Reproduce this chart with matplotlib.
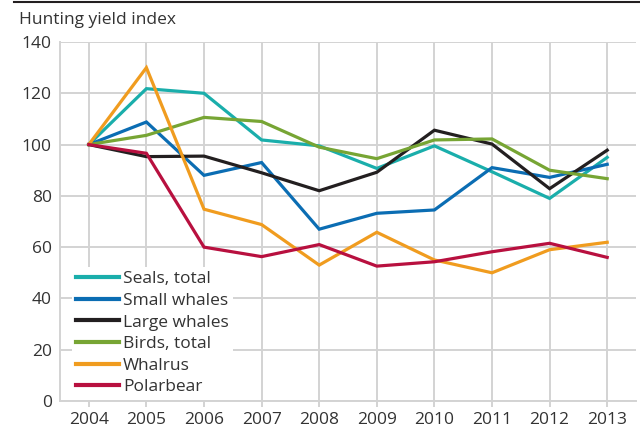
import matplotlib
matplotlib.use("Agg")
import matplotlib.pyplot as plt
from matplotlib.lines import Line2D

plt.rcParams['font.family'] = ['Open Sans', 'DejaVu Sans']

years = [2004, 2005, 2006, 2007, 2008, 2009, 2010, 2011, 2012, 2013]
seals = [100, 121.8, 120, 101.8, 99.5, 90.7, 99.5, 89.4, 79, 95]
small_whales = [100, 108.8, 88, 93, 67, 73.2, 74.5, 91, 87.2, 92.3]
large_whales = [100, 95.3, 95.5, 89, 82, 89.2, 105.6, 100.2, 82.8, 97.8]
birds = [100, 103.6, 110.6, 109, 99, 94.5, 101.8, 102.2, 90, 86.7]
whalrus = [100, 130, 74.8, 68.8, 53, 65.8, 55, 50, 59, 61.9]
polarbear = [100, 96.6, 60, 56.3, 61, 52.6, 54.3, 58.2, 61.5, 56]

series = [
    ("Seals, total", seals, "#1aaeab"),
    ("Small whales", small_whales, "#0b6db3"),
    ("Large whales", large_whales, "#231f20"),
    ("Birds, total", birds, "#77a534"),
    ("Whalrus", whalrus, "#f09c1f"),
    ("Polarbear", polarbear, "#b8103f"),
]

W, H = 640, 428
fig = plt.figure(figsize=(W / 100, H / 100), dpi=100)
ax = fig.add_axes([60 / W, (H - 401) / H, (636 - 60) / W, (401 - 42) / H])

grid_c = "#d3d3d3"
txt_c = "#333333"
fs = 12.5

for name, vals, col in series:
    ax.plot(years, vals, color=col, linewidth=2.3, label=name, zorder=3,
            solid_joinstyle="miter")

ax.set_xlim(2003.5, 2013.5)
ax.set_ylim(0, 140)
ax.set_xticks(years)
ax.set_yticks(range(0, 141, 20))
ax.grid(True, color=grid_c, linewidth=1.4, zorder=0)
ax.set_axisbelow(True)
for s in ["top", "right"]:
    ax.spines[s].set_visible(False)
for s in ["left", "bottom"]:
    ax.spines[s].set_color(grid_c)
    ax.spines[s].set_linewidth(1.4)
ax.tick_params(axis="x", length=4, width=1.4, color=grid_c, labelsize=fs,
               labelcolor=txt_c, pad=4)
ax.tick_params(axis="y", length=0, labelsize=fs, labelcolor=txt_c, pad=6)

# legend box: left ~72px, top ~267px in figure pixels
leg = ax.legend(loc="upper left",
                bbox_to_anchor=((72 - 60) / 576, (401 - 267) / 359),
                frameon=True, fontsize=fs, handlelength=2.45,
                handletextpad=0.25, labelspacing=0.31, borderpad=0.25,
                borderaxespad=0, labelcolor=txt_c)
leg.get_frame().set_facecolor("white")
leg.get_frame().set_edgecolor("none")
leg.get_frame().set_alpha(1)
leg.set_zorder(5)
for h in leg.legend_handles:
    h.set_linewidth(3)

fig.text(19 / W, 1 - 20 / H, "Hunting yield index", fontsize=fs, color=txt_c,
         va="center", ha="left")
fig.add_artist(Line2D([14 / W, 1], [1 - 2 / H, 1 - 2 / H], color="#231f20",
                      linewidth=1.5, transform=fig.transFigure))

fig.savefig("out.png", dpi=100)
-=-=-
PROBLEM TO WORK ON>
All the lines above are to be reproduced exactly, except the pictures.

FINAL RESULT>
Reproduce this chart with matplotlib.
import matplotlib
matplotlib.use("Agg")
import matplotlib.pyplot as plt
from matplotlib.lines import Line2D

plt.rcParams['font.family'] = ['Open Sans', 'DejaVu Sans']

years = [2004, 2005, 2006, 2007, 2008, 2009, 2010, 2011, 2012, 2013]
seals = [100, 121.8, 120, 101.8, 99.5, 90.7, 99.5, 89.4, 79, 95]
small_whales = [100, 108.8, 88, 93, 67, 73.2, 74.5, 91, 87.2, 92.3]
large_whales = [100, 95.3, 95.5, 89, 82, 89.2, 105.6, 100.2, 82.8, 97.8]
birds = [100, 103.6, 110.6, 109, 99, 94.5, 101.8, 102.2, 90, 86.7]
whalrus = [100, 130, 74.8, 68.8, 53, 65.8, 55, 50, 59, 61.9]
polarbear = [100, 96.6, 60, 56.3, 61, 52.6, 54.3, 58.2, 61.5, 56]

series = [
    ("Seals, total", seals, "#1aaeab"),
    ("Small whales", small_whales, "#0b6db3"),
    ("Large whales", large_whales, "#231f20"),
    ("Birds, total", birds, "#77a534"),
    ("Whalrus", whalrus, "#f09c1f"),
    ("Polarbear", polarbear, "#b8103f"),
]

W, H = 640, 428
fig = plt.figure(figsize=(W / 100, H / 100), dpi=100)
ax = fig.add_axes([60 / W, (H - 401) / H, (636 - 60) / W, (401 - 42) / H])

grid_c = "#d3d3d3"
txt_c = "#333333"
fs = 12.5

for name, vals, col in series:
    ax.plot(years, vals, color=col, linewidth=2.3, label=name, zorder=3,
            solid_joinstyle="miter")

ax.set_xlim(2003.5, 2013.5)
ax.set_ylim(0, 140)
ax.set_xticks(years)
ax.set_yticks(range(0, 141, 20))
ax.grid(True, color=grid_c, linewidth=1.4, zorder=0)
ax.set_axisbelow(True)
for s in ["top", "right"]:
    ax.spines[s].set_visible(False)
for s in ["left", "bottom"]:
    ax.spines[s].set_color(grid_c)
    ax.spines[s].set_linewidth(1.4)
ax.tick_params(axis="x", length=4, width=1.4, color=grid_c, labelsize=fs,
               labelcolor=txt_c, pad=4)
ax.tick_params(axis="y", length=0, labelsize=fs, labelcolor=txt_c, pad=6)

# legend box: left ~72px, top ~267px in figure pixels
leg = ax.legend(loc="upper left",
                bbox_to_anchor=((72 - 60) / 576, (401 - 267) / 359),
                frameon=True, fontsize=fs, handlelength=2.45,
                handletextpad=0.25, labelspacing=0.31, borderpad=0.25,
                borderaxespad=0, labelcolor=txt_c)
leg.get_frame().set_facecolor("white")
leg.get_frame().set_edgecolor("none")
leg.get_frame().set_alpha(1)
leg.set_zorder(5)
for h in leg.legend_handles:
    h.set_linewidth(3)

fig.text(19 / W, 1 - 20 / H, "Hunting yield index", fontsize=fs, color=txt_c,
         va="center", ha="left")
fig.add_artist(Line2D([14 / W, 1], [1 - 2 / H, 1 - 2 / H], color="#231f20",
                      linewidth=1.5, transform=fig.transFigure))

fig.savefig("out.png", dpi=100)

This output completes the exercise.